With the “No Fault Divorce” Bill not coming into force until later on this year, many people have chosen to start a Divorce Petition on the basis of their ex-partner’s unreasonable behaviour.

As a consequence, those receiving a Divorce Petition may wrongly believe that by accepting blame for the breakdown of the relationship, they will, in some way, be penalised by the Court in the financial award when considering the matrimonial finances. This is a myth.

The Court rarely considers conduct in matrimonial finance cases. The Court’s primary consideration is that of the parties’ financial needs and the needs of any dependent children.  Consequently, no consideration will be given as to conduct unless the conduct is exceptional and so serious that it would be wrong for the Court to ignore it.
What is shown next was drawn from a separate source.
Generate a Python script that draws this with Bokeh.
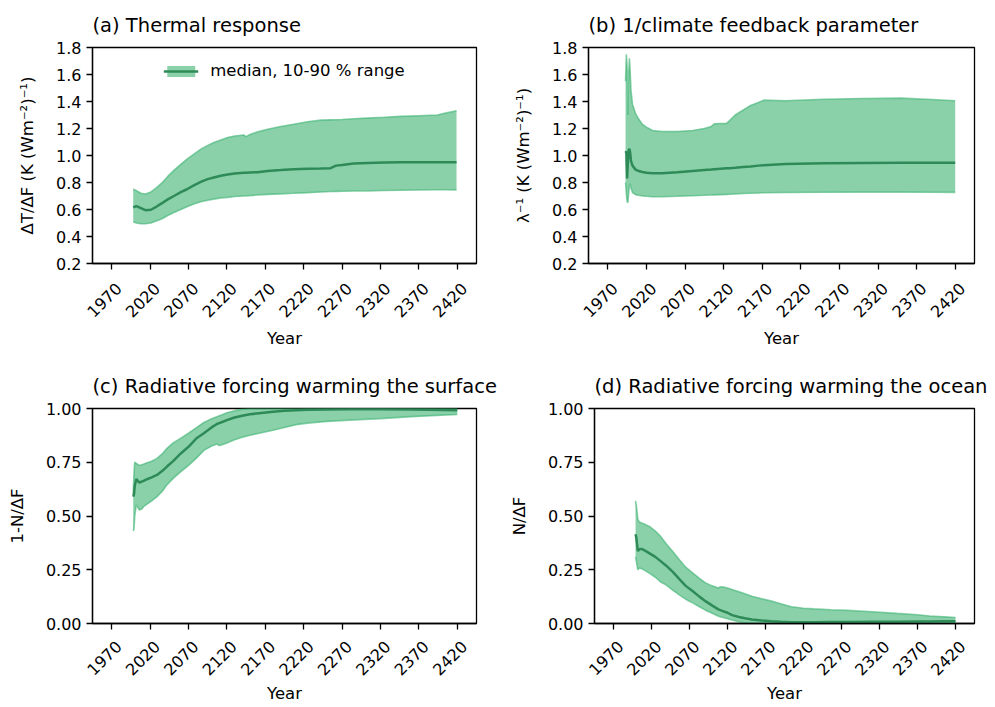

Only an extremely limited number of cases fall into this category.

With this in mind, should you receive a Petition, do not be afraid to include that you do not intend to defend the proceedings, as it is extremely unlikely that any conduct will be considered by the Court.

The Court will always, where possible, want to ensure that the parties have sufficient monies to rehouse themselves and any dependent children, enough income to support themselves and any dependent children and to ensure that neither party is in a worse financial position than they were at the start of the marriage.

If in doubt, it is always best to get advice from a solicitor at the earliest opportunity.